As a point of reference, I dive my doubles with 2 MK25/S600 combos. I have a MK17/S600 combo waiting for me when I get around to buying a deco bottle. I bought the MK17 in a financial pinch; if I could do it differently, I'd have bought a MK25. In the end, though, the difference is immaterial. It just might have made maintenance a bit simpler if I decide to start servicing them on my own.

As far as the other stuff you mentioned: the Knighthawk is a wonderful BCD, but you can't use a BCD for tech. If that's really your intended path, save yourself the frustration and $$, and invest in a backplate and wing. Start with a single wing for now, and upgrade when you decide to go doubles.

Again, if you're going tech you'll want a drysuit (and most instructors will require it out here). Decompression can add a lot of time to your dive, and a wetsuit won't provide the insulation you need for long dive times in this environment.

As for the computer: if you're going tech, a console won't pass muster. You'll need a wrist mount computer for depth/time, and quite likely another for backup. For gas, you'll have an analog pressure gauge clipped off to the left waist D-ring on your harness. This is a pretty standard setup; all tech instructors and divers I've encountered thus far abide by this system. Additionally, I've met some tech divers that love their sophisticated computer that tracks depth/mix and builds a deco profile, and others that consider them useless/dangerous. It varies greatly from person to person and agency to agency. No matter what computer you buy, though, if you're considering tech, you need to take accountability for your own profile. Plan your dive/dive your plan. Even contingencies should be accommodated in your dive plan. They'll drill that into you in tech training, and for good reason. This logic makes a profile tracking computer basically useless for tech, but they're still great for rec. I dive with an old Uwatec Aladdin that tracks Nitrox. It's small, simple, and I love it. On my rec dives, I set it for my mix, and only need to loosely plan my dive. I let the computer tell me how much time I have at my current depth (just bear in mind, this is ONLY for rec). In my opinion, you really don't need one that tracks multiple mixes- like I said, you'll be planning your profiles for tech, but one that does Nitrox is very handy for rec dive vacations.

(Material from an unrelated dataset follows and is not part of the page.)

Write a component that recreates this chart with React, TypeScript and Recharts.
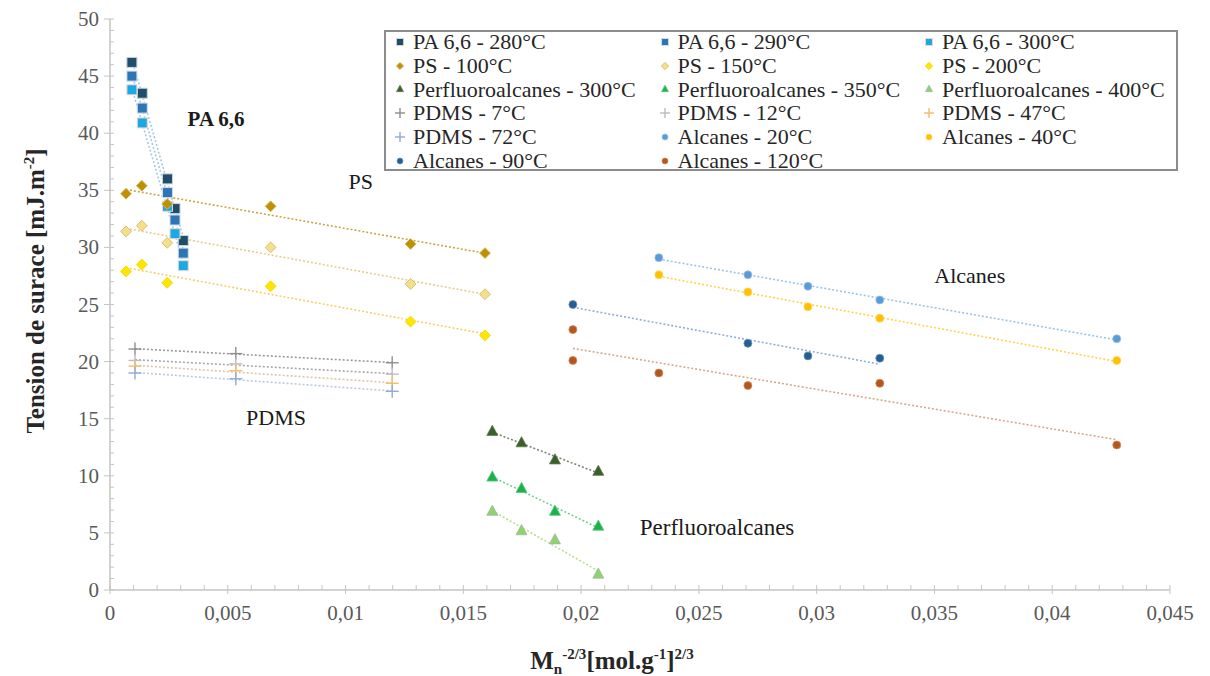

Finally, some people opt for the wireless transmitter mounted to a first stage, to transmit gas pressure to a wrist mounted computer. I love them for rec, but you'll find them unnecessary in tech classes. I ultimately ended up taking mine off. The analog gauge will be all that's required (and it will be required, no matter what other gas tracking equipment you have). I've not done cave diving, but I hear that most instructors don't allow the transmitters in that environment. Apparently, some have sheared off when the tanks bang against the cave- bad news. Ultimately, it's your call, but if I could do it again, I'd have saved the money on the transmitter and spent it on more regs (you'll need plenty of those for tech).

Feel free to contact me if you have any more questions.

user 8266134
Santa Clara, CA
Post #: 21

One more thing. I just reread your original post- it sounds like you were certified a fairly short time ago. While tech diving can be very rewarding and is a great goal to have, I'd recommend waiting some time before seriously considering the training. There's so much to see and do above 130 feet; don't shortchange yourself on those experiences.

Not only will you be glad you took that time to relax and simply enjoy diving, you'll build a matrix of experience and tested skills that will prove invaluable in further training.

I'm not telling you to forget about tech- I know what it's like to have that bug. Just make sure you take some time to smell the roses. There's nothing down there that won't still be there in a few years.

As far as gear: I'd strongly suggest waiting a while before purchasing anything. Rent different sets of gear, takes notes on what you do/don't like. Borrow a backplate/wing and see how it feels. There's no rush to buy, and (once again) you'll be glad you took the time to research and make an educated decision. I can't tell you how many people I know who, when they were new, bought a set of gear, sold it a year later, and then bought the set that they actually want.